Energy Conservation in Parallel Circuits


So each “closed loop” experiences the same voltage drop as the emf of the cell. So if you added the “total” voltage drop in the circuit, it would exceed that provided by the cell.

Voltage is Joules per Coulomb.

The number of Coulombs in a circuit is fixed.

Maybe it is the product of Voltage and Current which is conserved in parallel circuits? I’m struggling to work it all out in my head probably because I’m not sure what the basic rules of circuits are and how they relate to Physics I’ve encountered elsewhere. It all just seems a little bizarre and contradictory.

(UK A-Level)

In: Physics

3 Answers

Anonymous 0 Comments

There are major flaws in your intuition.

If you are at A level, I assume you know that work done = force x distance.

Imagine you have a road between your house and school that is 1km long. One day you decide that a new road is needed and you build a second road parallel to the existing road. Since now you have 2 roads each 1km long, could you say you’ve violated energy conservation because now you have a total of 2km of road rather than 1?

Say you have a sibling that both travel to school. And rather than each of you taking the same road, one of you use the old road and the other the new road. Did you double the amount of work needed in total for the both of you to get to school once each of you took a different road? (assume that the force needed per person is the same)

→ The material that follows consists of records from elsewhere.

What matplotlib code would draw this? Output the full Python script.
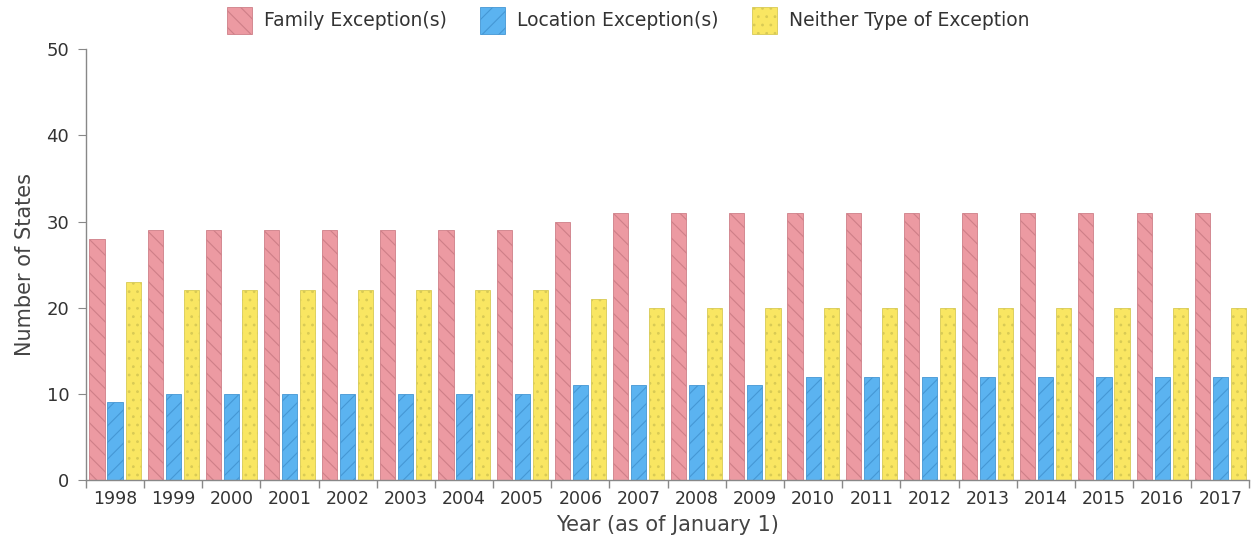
import matplotlib
matplotlib.use("Agg")
import matplotlib.pyplot as plt
import numpy as np

years = [str(y) for y in range(1998, 2018)]
family = [28, 29, 29, 29, 29, 29, 29, 29, 30, 31, 31, 31, 31, 31, 31, 31, 31, 31, 31, 31]
location = [9, 10, 10, 10, 10, 10, 10, 10, 11, 11, 11, 11, 12, 12, 12, 12, 12, 12, 12, 12]
neither = [23, 22, 22, 22, 22, 22, 22, 22, 21, 20, 20, 20, 20, 20, 20, 20, 20, 20, 20, 20]
series_names = ["Family Exception(s)", "Location Exception(s)", "Neither Type of Exception"]

plt.rcParams['font.family'] = ['DejaVu Sans']
plt.rcParams['hatch.linewidth'] = 0.8

fig = plt.figure(figsize=(12.51, 5.46), dpi=100)
ax = fig.add_axes([0.0687, 0.1209, 0.930, 0.789])

x = np.arange(len(years))
w = 0.26
off = 0.31
styles = [
    dict(color="#EC9AA2", hatch="\\\\", ec="#CE7F88"),
    dict(color="#5BB3F0", hatch="//", ec="#4597D4"),
    dict(color="#F9E662", hatch="..", ec="#D8CA55"),
]
bars = []
for i, (vals, st, name) in enumerate(zip([family, location, neither], styles, series_names)):
    b = ax.bar(x + (i - 1) * off, vals, width=w, color=st["color"], hatch=st["hatch"],
               edgecolor=st["ec"], linewidth=0.6, label=name, zorder=2)
    bars.append(b)

ax.set_xlim(-0.5, len(years) - 0.5)
ax.set_ylim(0, 50)
ax.set_yticks(range(0, 51, 10))
ax.set_xticks(x)
ax.set_xticklabels(years)
ax.set_xticks(np.arange(-0.5, len(years), 1.0), minor=True)
ax.tick_params(axis='x', which='major', length=0, labelsize=12.5, colors="#333333", pad=7)
ax.tick_params(axis='x', which='minor', length=6, color="#888888", width=1)
ax.tick_params(axis='y', length=6, color="#888888", labelsize=13, colors="#333333", pad=6)
for s in ["top", "right"]:
    ax.spines[s].set_visible(False)
for s in ["left", "bottom"]:
    ax.spines[s].set_color("#888888")
    ax.spines[s].set_linewidth(1)

ax.set_ylabel("Number of States", fontsize=15, color="#444444", labelpad=8)
ax.set_xlabel("Year (as of January 1)", fontsize=15, color="#444444", labelpad=5)

leg = fig.legend(handles=bars, labels=series_names, loc="upper center",
                 bbox_to_anchor=(0.502, 1.018), ncol=3, frameon=False, fontsize=13.5,
                 handlelength=1.35, handleheight=1.8, columnspacing=1.8, handletextpad=0.6)
for t in leg.get_texts():
    t.set_color("#333333")

fig.savefig("out.png", dpi=100)
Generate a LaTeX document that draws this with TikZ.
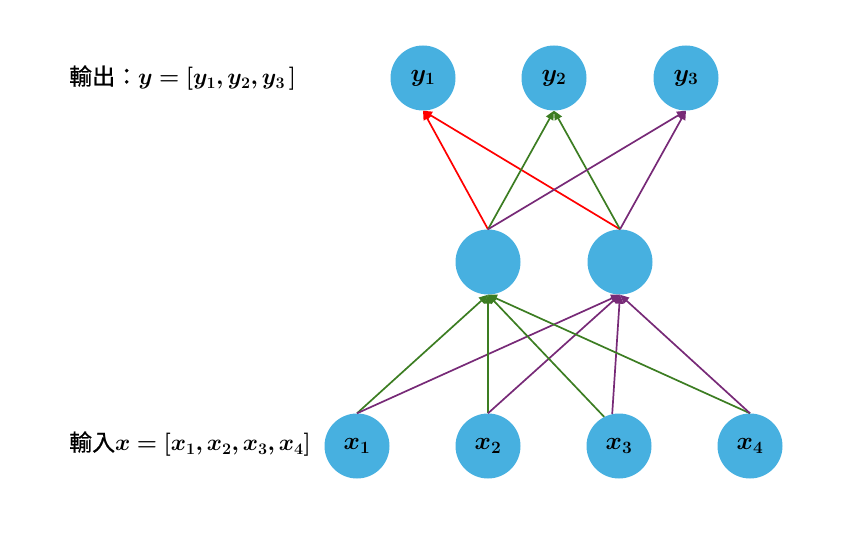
\documentclass[tikz,border=0pt]{standalone}
\usepackage{fontspec}
\usepackage{amsmath}
\usepackage{bm}
\newfontfamily\cjk{Noto Sans CJK TC}[FakeBold=0.8]
\usetikzlibrary{arrows.meta}
\definecolor{nodeblue}{HTML}{47B0E0}
\definecolor{edgegreen}{HTML}{3C7D22}
\definecolor{edgepurple}{HTML}{772A77}
\definecolor{edgered}{HTML}{FF0000}
\newcommand{\bmath}[1]{{\fontsize{25}{30}\selectfont$\bm{#1}$}}
\newcommand{\lmath}[1]{\scalebox{0.93}{\fontsize{25}{30}\selectfont$\bm{#1}$}}
\tikzset{
  neuron/.style={circle, fill=nodeblue, draw=none, minimum size=65pt, inner sep=0pt},
  conn/.style={line width=1.7pt, -{Triangle[length=9pt,width=8pt]}},
  lbl/.style={anchor=west, inner sep=0pt, font=\fontsize{23}{27}\selectfont}
}
\begin{document}
\begin{tikzpicture}[x=1pt,y=-1pt]
\useasboundingbox (0,0) rectangle (847,540);
% output layer
\node[neuron] (y1) at (423,78) {\bmath{y_1}};
\node[neuron] (y2) at (554,78) {\bmath{y_2}};
\node[neuron] (y3) at (686,78) {\bmath{y_3}};
% hidden layer
\node[neuron] (h1) at (488,262) {};
\node[neuron] (h2) at (620,262) {};
% input layer
\node[neuron] (x1) at (357,446) {\bmath{x_1}};
\node[neuron] (x2) at (488,446) {\bmath{x_2}};
\node[neuron] (x3) at (619,446) {\bmath{x_3}};
\node[neuron] (x4) at (750,446) {\bmath{x_4}};
% labels
\node[lbl] (outlabel) at (69,78) {{\cjk 輸出：}\lmath{y=[y_1,y_2,y_3\,]}};
\node[lbl] (inlabel) at (69,444) {{\cjk 輸入}\lmath{x=[x_1,x_2,x_3,x_4]}};
% hidden -> output
\draw[conn, edgered] (h1.north) -- (y1.south);
\draw[conn, edgered] (h2.north) -- (y1.south);
\draw[conn, edgegreen] (h1.north) -- (y2.south);
\draw[conn, edgegreen] (h2.north) -- (y2.south);
\draw[conn, edgepurple] (h1.north) -- (y3.south);
\draw[conn, edgepurple] (h2.north) -- (y3.south);
% input -> hidden
\draw[conn, edgegreen] (x1.north) -- (h1.south);
\draw[conn, edgepurple] (x1.north) -- (h2.south);
\draw[conn, edgegreen] (x2.north) -- (h1.south);
\draw[conn, edgepurple] (x2.north) -- (h2.south);
\draw[conn, edgegreen] (x3.117) -- (h1.south);
\draw[conn, edgepurple] (x3.102) -- (h2.south);
\draw[conn, edgegreen] (x4.north) -- (h1.south);
\draw[conn, edgepurple] (x4.north) -- (h2.south);
\end{tikzpicture}
\end{document}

Using your own analogy, if you have a fixed number of coulombs but had 2 paths, you’d divide the coulombs across the 2 paths. So the total energy content remains the same since it (in total) it is the same number of coulombs travelling across the same voltage, they just took different paths. [this is a very bad analogy for future intuition, by the way]

A more commonly used analogy (that gives a better intuition) is to think of your circuit as water pipes, voltage is the pressure difference and current is the flow rate of the water in the circuit.